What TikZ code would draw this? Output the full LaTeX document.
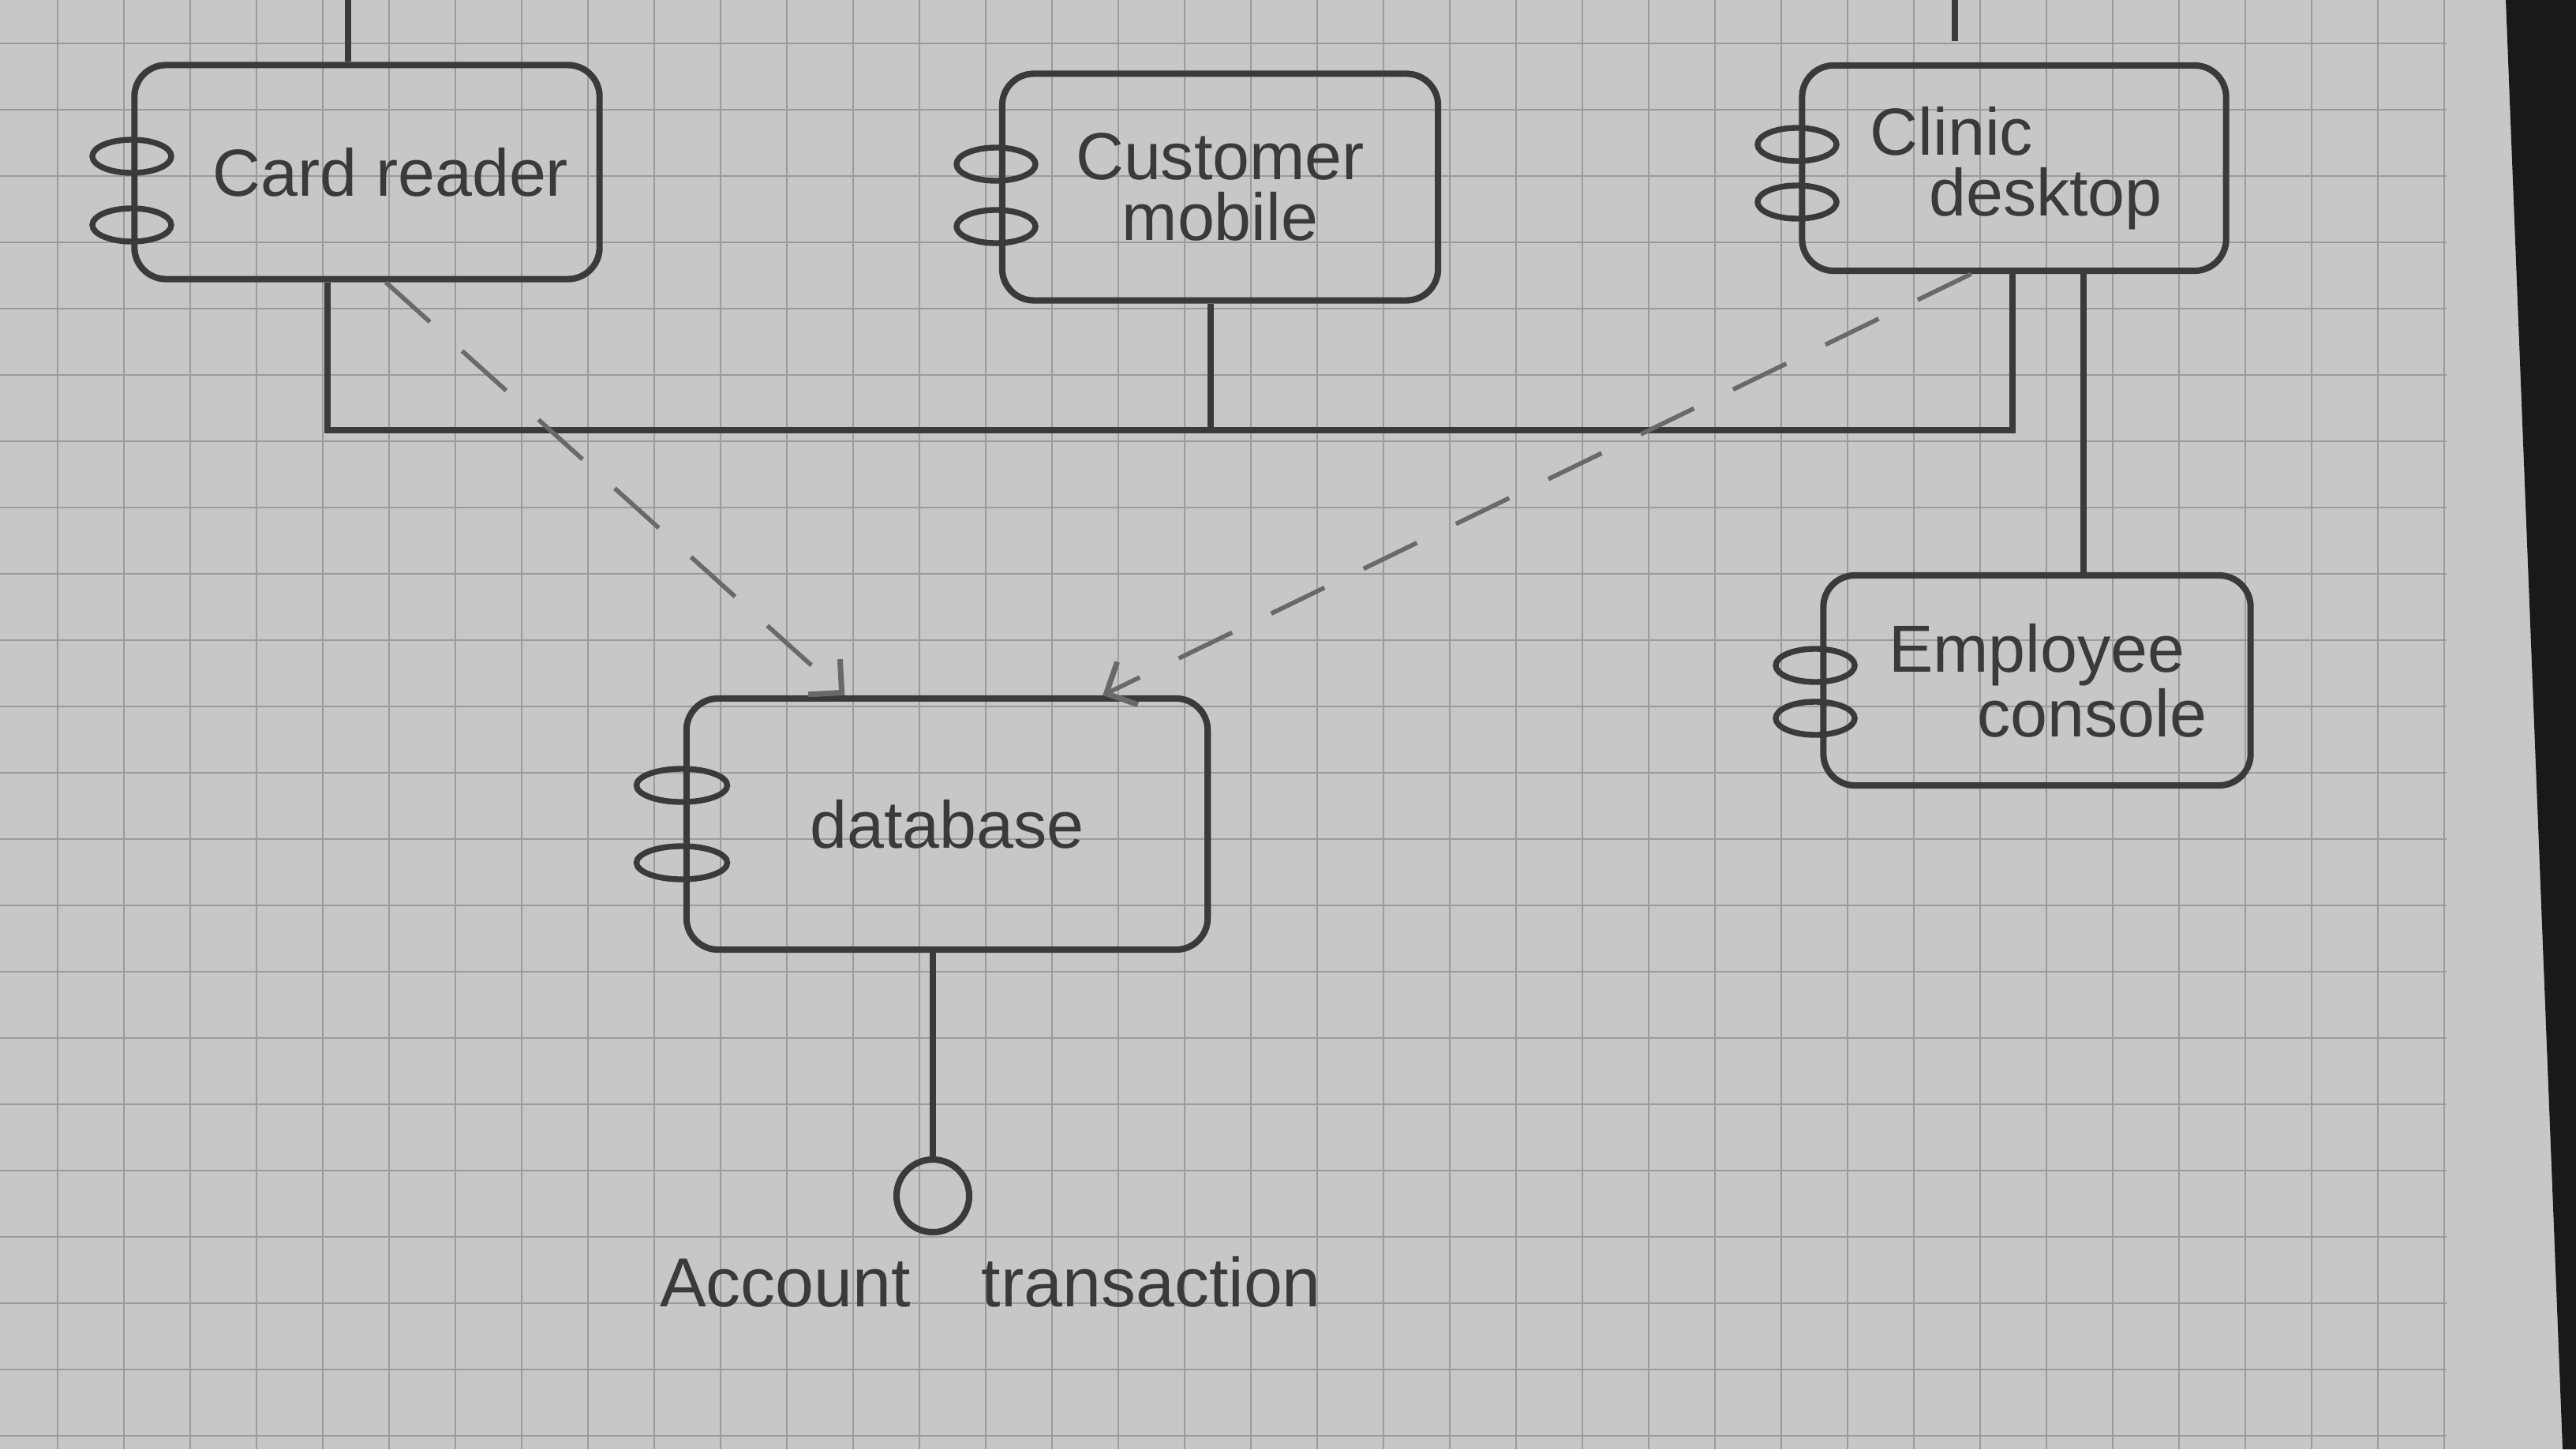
\documentclass[tikz,border=0pt]{standalone}
\usepackage{fontspec}
\setmainfont{Liberation Sans}
\usetikzlibrary{shapes.geometric,arrows.meta,calc}
\definecolor{paper}{RGB}{199,199,197}
\definecolor{gridc}{RGB}{155,155,155}
\definecolor{pencil}{RGB}{58,58,58}
\definecolor{faint}{RGB}{105,105,105}
\definecolor{desk}{RGB}{25,25,25}
\tikzset{
  comp/.style={draw=pencil, line width=2.3pt, rounded corners=0.4cm, inner sep=0pt,
    text=pencil, font=\fontsize{24}{22}\selectfont, align=center},
  port/.style={draw=pencil, line width=2.1pt, ellipse, inner sep=0pt,
    minimum width=1.0cm, minimum height=0.42cm},
  wire/.style={draw=pencil, line width=2.3pt},
  dep/.style={draw=faint, line width=1.6pt, dash pattern=on 0.75cm off 0.55cm,
    -{Straight Barb[length=0.3cm,width=0.6cm,line width=2pt]}},
  iface/.style={draw=pencil, line width=2.3pt, circle, inner sep=0pt, minimum size=0.92cm},
  lbl/.style={text=pencil, font=\fontsize{25}{30}\selectfont}
}
\begin{document}
\begin{tikzpicture}[x=0.01cm, y=-0.01cm]
\useasboundingbox (0,0) rectangle (3264,1836);
% paper
\fill[paper] (0,0) rectangle (3264,1836);
\foreach \k in {-8,...,28} \draw[gridc, line width=0.8pt] ({745+84*\k},0) -- ({745+84*\k},1836);
\foreach \k in {-9,...,12} \draw[gridc, line width=0.8pt] (0,{811+84*\k}) -- (3100,{811+84*\k});
\fill[desk] (3175,0) -- (3264,0) -- (3264,1836) -- (3247,1836) -- cycle;

% components
\node[comp, minimum width=5.89cm, minimum height=2.71cm] (cr) at (465,218) {\hspace*{0.6cm}Card reader};
\node[comp, minimum width=5.52cm, minimum height=2.87cm] (cm) at (1546,237) {Customer\\mobile};
\node[comp, minimum width=5.37cm, minimum height=2.60cm] (cd) at (2552,213) {Clinic\hspace*{1.58cm}\\\hspace*{0.8cm}desktop};
\node[comp, minimum width=5.41cm, minimum height=2.66cm] (ec) at (2581,862) {Employee\\\hspace*{1.4cm}console};
\node[comp, minimum width=6.60cm, minimum height=3.18cm] (db) at (1200,1044) {database};

% ports
\node[port] (cr1) at (167,198) {};
\node[port] (cr2) at (167,285) {};
\node[port] (cm1) at (1262,208) {};
\node[port] (cm2) at (1262,287) {};
\node[port] (cd1) at (2277,183) {};
\node[port] (cd2) at (2277,256) {};
\node[port] (ec1) at (2300,843) {};
\node[port] (ec2) at (2300,910) {};
\node[port, minimum width=1.15cm] (db1) at (864,995) {};
\node[port, minimum width=1.15cm] (db2) at (864,1093) {};

% top stubs
\coordinate (crtop) at (441,0);
\draw[wire] (crtop) -- (crtop |- cr.north);
\coordinate (cdtop) at (2477,0);
\coordinate (cdtopend) at (2477,52);
\draw[wire] (cdtop) -- (cdtopend);

% bus
\coordinate (busL) at (415,545);
\coordinate (busM) at (1534,545);
\coordinate (busR) at (2550,545);
\draw[wire] (busL |- cr.south) -- (busL) -- (busR) -- (busR |- cd.south);
\draw[wire] (busM |- cm.south) -- (busM);

% clinic desktop to employee console
\coordinate (ecx) at (2640,0);
\draw[wire] (ecx |- cd.south) -- (ecx |- ec.north);

% dependencies
\draw[dep] ($(cr.south west)!0.54!(cr.south east)$) -- ($(db.north west)!0.306!(db.north east)$);
\draw[dep] ($(cd.south west)!0.40!(cd.south east)$) -- ($(db.north west)!0.795!(db.north east)$);

% provided interface
\node[iface] (ai) at (1182,1515) {};
\draw[wire] (ai |- db.south) -- (ai.north);
\node[lbl] (ailbl) at (1255,1624) {Account\hspace{0.9cm}transaction};
\end{tikzpicture}
\end{document}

_Task directions_
Begin at the first line of the data above and repeat each line exactly, stopping after the line containing "(3247,1836) -- cycle;". Omit the pictures.

_Result of this exercise_
What TikZ code would draw this? Output the full LaTeX document.
\documentclass[tikz,border=0pt]{standalone}
\usepackage{fontspec}
\setmainfont{Liberation Sans}
\usetikzlibrary{shapes.geometric,arrows.meta,calc}
\definecolor{paper}{RGB}{199,199,197}
\definecolor{gridc}{RGB}{155,155,155}
\definecolor{pencil}{RGB}{58,58,58}
\definecolor{faint}{RGB}{105,105,105}
\definecolor{desk}{RGB}{25,25,25}
\tikzset{
  comp/.style={draw=pencil, line width=2.3pt, rounded corners=0.4cm, inner sep=0pt,
    text=pencil, font=\fontsize{24}{22}\selectfont, align=center},
  port/.style={draw=pencil, line width=2.1pt, ellipse, inner sep=0pt,
    minimum width=1.0cm, minimum height=0.42cm},
  wire/.style={draw=pencil, line width=2.3pt},
  dep/.style={draw=faint, line width=1.6pt, dash pattern=on 0.75cm off 0.55cm,
    -{Straight Barb[length=0.3cm,width=0.6cm,line width=2pt]}},
  iface/.style={draw=pencil, line width=2.3pt, circle, inner sep=0pt, minimum size=0.92cm},
  lbl/.style={text=pencil, font=\fontsize{25}{30}\selectfont}
}
\begin{document}
\begin{tikzpicture}[x=0.01cm, y=-0.01cm]
\useasboundingbox (0,0) rectangle (3264,1836);
% paper
\fill[paper] (0,0) rectangle (3264,1836);
\foreach \k in {-8,...,28} \draw[gridc, line width=0.8pt] ({745+84*\k},0) -- ({745+84*\k},1836);
\foreach \k in {-9,...,12} \draw[gridc, line width=0.8pt] (0,{811+84*\k}) -- (3100,{811+84*\k});
\fill[desk] (3175,0) -- (3264,0) -- (3264,1836) -- (3247,1836) -- cycle;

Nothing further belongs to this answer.